── Data section

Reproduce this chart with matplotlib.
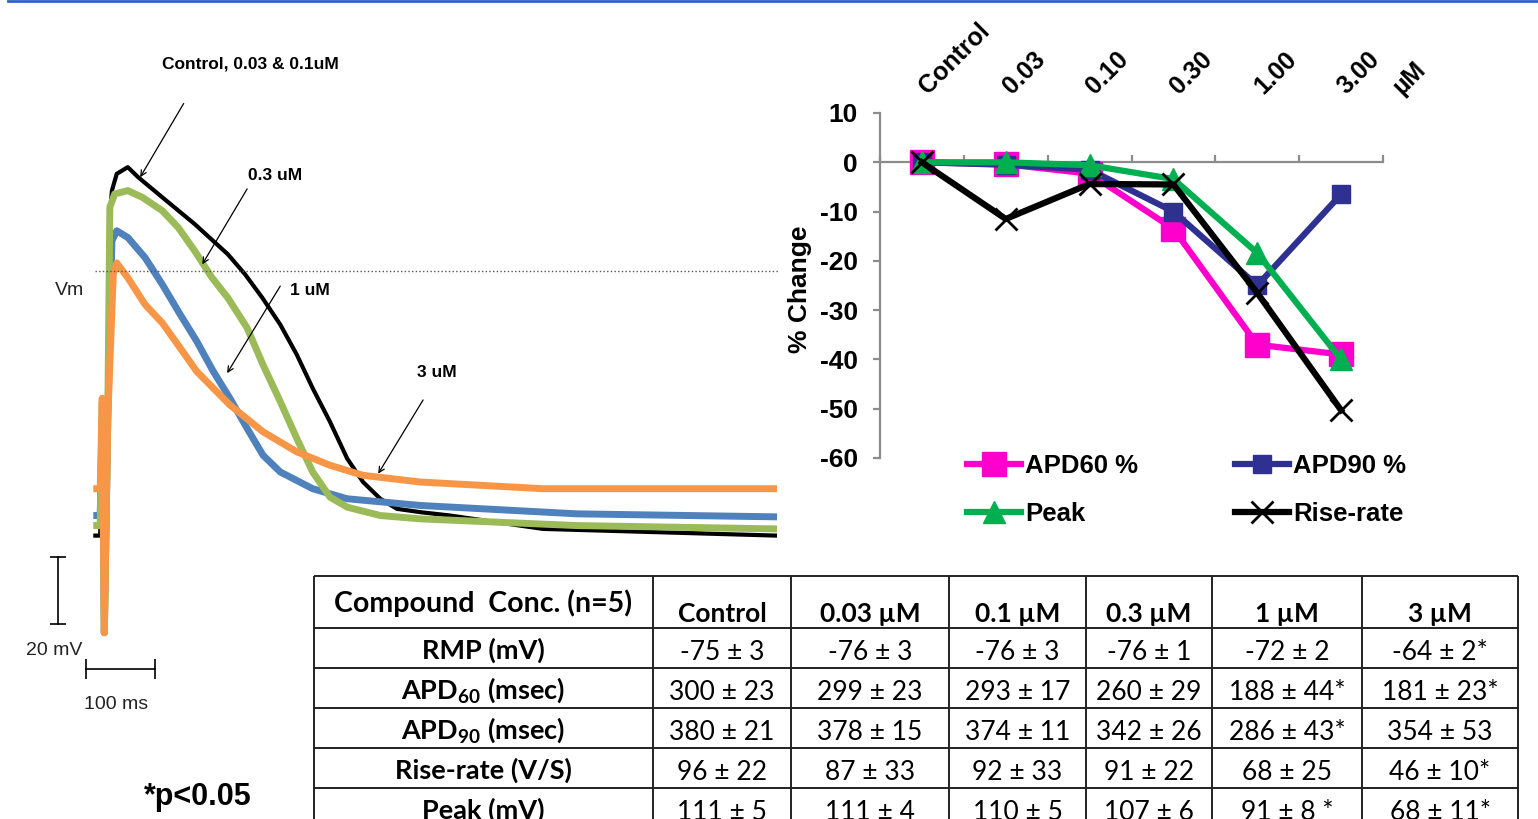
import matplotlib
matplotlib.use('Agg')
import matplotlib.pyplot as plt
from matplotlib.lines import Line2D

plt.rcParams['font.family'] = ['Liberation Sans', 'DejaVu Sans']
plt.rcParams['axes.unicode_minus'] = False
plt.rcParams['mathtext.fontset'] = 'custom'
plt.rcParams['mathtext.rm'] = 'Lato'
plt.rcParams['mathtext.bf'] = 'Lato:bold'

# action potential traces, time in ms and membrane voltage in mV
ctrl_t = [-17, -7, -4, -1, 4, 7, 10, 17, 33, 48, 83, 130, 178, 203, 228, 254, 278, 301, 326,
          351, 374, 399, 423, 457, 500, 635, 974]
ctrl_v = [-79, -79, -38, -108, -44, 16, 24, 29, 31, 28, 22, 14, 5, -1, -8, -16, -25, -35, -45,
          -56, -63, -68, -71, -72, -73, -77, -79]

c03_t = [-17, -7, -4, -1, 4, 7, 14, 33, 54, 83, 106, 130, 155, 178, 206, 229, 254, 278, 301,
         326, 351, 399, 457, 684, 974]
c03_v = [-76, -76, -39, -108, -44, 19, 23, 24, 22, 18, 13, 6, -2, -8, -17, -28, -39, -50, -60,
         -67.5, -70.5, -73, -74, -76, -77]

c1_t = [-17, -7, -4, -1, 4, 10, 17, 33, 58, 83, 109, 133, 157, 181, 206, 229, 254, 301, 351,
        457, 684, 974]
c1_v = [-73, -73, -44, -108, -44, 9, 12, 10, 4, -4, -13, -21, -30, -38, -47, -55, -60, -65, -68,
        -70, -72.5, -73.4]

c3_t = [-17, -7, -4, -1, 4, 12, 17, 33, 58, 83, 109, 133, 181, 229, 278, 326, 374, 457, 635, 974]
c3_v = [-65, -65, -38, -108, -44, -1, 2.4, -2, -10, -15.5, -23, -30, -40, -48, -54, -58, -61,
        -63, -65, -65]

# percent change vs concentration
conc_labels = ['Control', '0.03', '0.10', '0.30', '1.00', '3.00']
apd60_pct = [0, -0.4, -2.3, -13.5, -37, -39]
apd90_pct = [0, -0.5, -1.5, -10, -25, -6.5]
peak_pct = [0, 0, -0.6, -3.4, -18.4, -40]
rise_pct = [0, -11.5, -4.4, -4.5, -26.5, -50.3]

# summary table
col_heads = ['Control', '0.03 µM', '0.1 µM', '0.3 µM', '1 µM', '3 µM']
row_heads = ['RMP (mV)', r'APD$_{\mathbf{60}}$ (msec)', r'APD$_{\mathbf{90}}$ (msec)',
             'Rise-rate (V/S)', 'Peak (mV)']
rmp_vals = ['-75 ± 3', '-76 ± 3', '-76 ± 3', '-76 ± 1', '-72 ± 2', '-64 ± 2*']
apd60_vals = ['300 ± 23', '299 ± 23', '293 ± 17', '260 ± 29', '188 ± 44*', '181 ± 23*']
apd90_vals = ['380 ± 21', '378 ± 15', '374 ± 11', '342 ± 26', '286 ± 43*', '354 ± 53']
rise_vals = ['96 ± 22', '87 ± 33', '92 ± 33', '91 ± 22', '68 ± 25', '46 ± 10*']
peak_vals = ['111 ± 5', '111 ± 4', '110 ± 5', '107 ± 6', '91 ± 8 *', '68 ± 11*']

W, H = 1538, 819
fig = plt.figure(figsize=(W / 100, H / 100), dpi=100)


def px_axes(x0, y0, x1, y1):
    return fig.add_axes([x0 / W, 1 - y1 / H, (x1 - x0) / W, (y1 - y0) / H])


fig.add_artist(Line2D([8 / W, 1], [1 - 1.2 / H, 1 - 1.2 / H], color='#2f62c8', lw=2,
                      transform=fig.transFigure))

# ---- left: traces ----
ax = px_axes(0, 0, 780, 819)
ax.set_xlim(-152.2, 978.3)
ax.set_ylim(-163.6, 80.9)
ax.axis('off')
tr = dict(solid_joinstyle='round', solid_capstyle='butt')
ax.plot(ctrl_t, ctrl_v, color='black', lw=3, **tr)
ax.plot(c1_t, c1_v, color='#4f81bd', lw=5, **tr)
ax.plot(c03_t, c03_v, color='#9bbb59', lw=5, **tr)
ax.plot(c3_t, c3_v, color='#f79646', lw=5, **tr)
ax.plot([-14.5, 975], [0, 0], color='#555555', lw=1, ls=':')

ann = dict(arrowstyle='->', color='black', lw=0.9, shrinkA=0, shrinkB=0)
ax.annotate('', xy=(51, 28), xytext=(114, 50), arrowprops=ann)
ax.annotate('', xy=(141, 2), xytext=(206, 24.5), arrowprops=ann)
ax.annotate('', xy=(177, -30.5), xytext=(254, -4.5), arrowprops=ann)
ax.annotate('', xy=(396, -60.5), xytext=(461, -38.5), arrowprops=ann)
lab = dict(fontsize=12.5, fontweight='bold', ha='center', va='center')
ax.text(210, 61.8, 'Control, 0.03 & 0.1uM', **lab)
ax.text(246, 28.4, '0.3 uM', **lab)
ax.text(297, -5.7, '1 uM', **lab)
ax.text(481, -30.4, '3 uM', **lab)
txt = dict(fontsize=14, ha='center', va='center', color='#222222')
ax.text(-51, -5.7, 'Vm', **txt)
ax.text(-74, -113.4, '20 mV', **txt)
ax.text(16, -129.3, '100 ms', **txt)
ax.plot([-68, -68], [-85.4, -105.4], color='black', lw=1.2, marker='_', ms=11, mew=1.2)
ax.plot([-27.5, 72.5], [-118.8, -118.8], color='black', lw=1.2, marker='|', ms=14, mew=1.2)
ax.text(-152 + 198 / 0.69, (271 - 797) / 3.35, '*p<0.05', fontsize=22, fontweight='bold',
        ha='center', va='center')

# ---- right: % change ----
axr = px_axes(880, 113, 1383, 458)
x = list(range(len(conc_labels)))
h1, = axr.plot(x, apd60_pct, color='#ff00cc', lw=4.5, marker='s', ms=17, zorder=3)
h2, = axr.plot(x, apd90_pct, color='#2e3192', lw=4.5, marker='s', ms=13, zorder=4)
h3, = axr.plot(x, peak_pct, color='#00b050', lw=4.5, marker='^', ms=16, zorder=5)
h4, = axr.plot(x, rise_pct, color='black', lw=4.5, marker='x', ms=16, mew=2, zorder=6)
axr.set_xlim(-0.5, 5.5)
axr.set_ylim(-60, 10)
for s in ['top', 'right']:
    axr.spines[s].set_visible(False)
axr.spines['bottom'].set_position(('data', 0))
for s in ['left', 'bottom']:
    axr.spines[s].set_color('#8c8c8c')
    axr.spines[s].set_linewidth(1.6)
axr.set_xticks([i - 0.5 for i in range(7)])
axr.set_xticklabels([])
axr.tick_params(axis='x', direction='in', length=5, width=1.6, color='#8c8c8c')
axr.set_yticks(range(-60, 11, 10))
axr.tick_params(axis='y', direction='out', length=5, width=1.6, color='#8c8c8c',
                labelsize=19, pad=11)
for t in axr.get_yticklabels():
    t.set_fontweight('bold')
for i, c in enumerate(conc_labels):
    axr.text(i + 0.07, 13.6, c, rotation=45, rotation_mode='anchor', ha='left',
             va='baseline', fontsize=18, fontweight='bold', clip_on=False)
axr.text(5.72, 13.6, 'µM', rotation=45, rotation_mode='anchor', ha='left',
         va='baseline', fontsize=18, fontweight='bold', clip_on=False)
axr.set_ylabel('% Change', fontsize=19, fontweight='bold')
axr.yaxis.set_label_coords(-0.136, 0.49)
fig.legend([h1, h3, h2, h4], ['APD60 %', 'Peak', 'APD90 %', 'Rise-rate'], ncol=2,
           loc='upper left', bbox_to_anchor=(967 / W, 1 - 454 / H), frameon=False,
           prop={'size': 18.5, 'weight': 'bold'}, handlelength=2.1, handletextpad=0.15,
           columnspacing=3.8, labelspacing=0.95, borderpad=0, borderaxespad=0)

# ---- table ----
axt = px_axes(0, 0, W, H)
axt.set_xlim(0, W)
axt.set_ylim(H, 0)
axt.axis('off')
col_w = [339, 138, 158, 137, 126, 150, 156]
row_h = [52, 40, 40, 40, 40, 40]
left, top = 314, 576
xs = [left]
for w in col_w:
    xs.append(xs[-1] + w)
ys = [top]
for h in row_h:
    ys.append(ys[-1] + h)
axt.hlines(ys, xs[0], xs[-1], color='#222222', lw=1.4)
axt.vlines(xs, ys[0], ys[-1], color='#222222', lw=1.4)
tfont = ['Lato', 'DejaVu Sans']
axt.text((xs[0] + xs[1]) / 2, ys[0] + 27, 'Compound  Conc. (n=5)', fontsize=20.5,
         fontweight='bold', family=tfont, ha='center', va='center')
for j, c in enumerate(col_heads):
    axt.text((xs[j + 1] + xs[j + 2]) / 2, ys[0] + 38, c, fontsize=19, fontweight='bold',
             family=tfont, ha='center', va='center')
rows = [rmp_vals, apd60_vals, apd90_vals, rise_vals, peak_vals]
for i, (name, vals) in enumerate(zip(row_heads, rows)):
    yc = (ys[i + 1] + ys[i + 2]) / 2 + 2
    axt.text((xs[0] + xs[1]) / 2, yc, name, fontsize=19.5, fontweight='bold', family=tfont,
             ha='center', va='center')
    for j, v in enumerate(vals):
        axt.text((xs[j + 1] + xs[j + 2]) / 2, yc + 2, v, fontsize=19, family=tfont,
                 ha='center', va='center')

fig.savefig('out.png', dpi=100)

────

**Task to carry out**. Each line from the top of the material through the line containing "-70, -72.5, -73.4]" should be reproduced exactly; please drop any images.

**Expected answer**.
Reproduce this chart with matplotlib.
import matplotlib
matplotlib.use('Agg')
import matplotlib.pyplot as plt
from matplotlib.lines import Line2D

plt.rcParams['font.family'] = ['Liberation Sans', 'DejaVu Sans']
plt.rcParams['axes.unicode_minus'] = False
plt.rcParams['mathtext.fontset'] = 'custom'
plt.rcParams['mathtext.rm'] = 'Lato'
plt.rcParams['mathtext.bf'] = 'Lato:bold'

# action potential traces, time in ms and membrane voltage in mV
ctrl_t = [-17, -7, -4, -1, 4, 7, 10, 17, 33, 48, 83, 130, 178, 203, 228, 254, 278, 301, 326,
          351, 374, 399, 423, 457, 500, 635, 974]
ctrl_v = [-79, -79, -38, -108, -44, 16, 24, 29, 31, 28, 22, 14, 5, -1, -8, -16, -25, -35, -45,
          -56, -63, -68, -71, -72, -73, -77, -79]

c03_t = [-17, -7, -4, -1, 4, 7, 14, 33, 54, 83, 106, 130, 155, 178, 206, 229, 254, 278, 301,
         326, 351, 399, 457, 684, 974]
c03_v = [-76, -76, -39, -108, -44, 19, 23, 24, 22, 18, 13, 6, -2, -8, -17, -28, -39, -50, -60,
         -67.5, -70.5, -73, -74, -76, -77]

c1_t = [-17, -7, -4, -1, 4, 10, 17, 33, 58, 83, 109, 133, 157, 181, 206, 229, 254, 301, 351,
        457, 684, 974]
c1_v = [-73, -73, -44, -108, -44, 9, 12, 10, 4, -4, -13, -21, -30, -38, -47, -55, -60, -65, -68,
        -70, -72.5, -73.4]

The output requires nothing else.